A committee of MPs has urged the government to impose a 20% levy on sugary drinks as a solution to obesity. Advocates point to the “success” of a sugar tax in Mexico, where sales have fallen after a 4p per litre levy was imposed in 2014, but that is from a starting position where sugary drink consumption is an astronomical 43 gallons per person per year, and babies are weaned on soft drinks because the tap water is often of questionable quality.

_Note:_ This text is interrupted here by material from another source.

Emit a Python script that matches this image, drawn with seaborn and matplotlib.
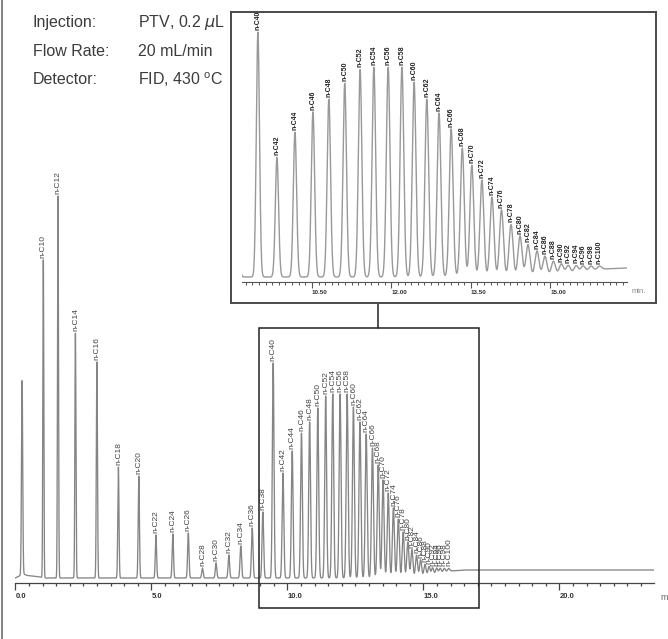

I don’t see how the Mexican experiment proves anything. For one thing, what would a sugar levy actually look like on shelf? If, say, the full-sugar variety costs 5p per can more for a retailer to purchase compared with a zero version, would that automatically be reflected in the on-shelf prices, or would they just align at a common rrp but with different margins? Looking at the countries where taxes already exist doesn’t give us much of a clue, as in Mexico there is virtually no diet soft drink market, whereas in France a tax applies to all soft drinks, sugary or not (as it does here, in the form of VAT).

We also have parallels from our own experience. In the two categories where there is a ‘levy’ or excise duty applied as well as VAT – tobacco and alcohol – campaigners have been telling us that taxation alone is ineffective, and that other restrictions are needed. So a sugar tax is surely the wrong place to start. Better surely to focus on education and a commitment to act responsibly throughout the supply chain, from manufacturers, retailers and parents. And that goes for politicians, too.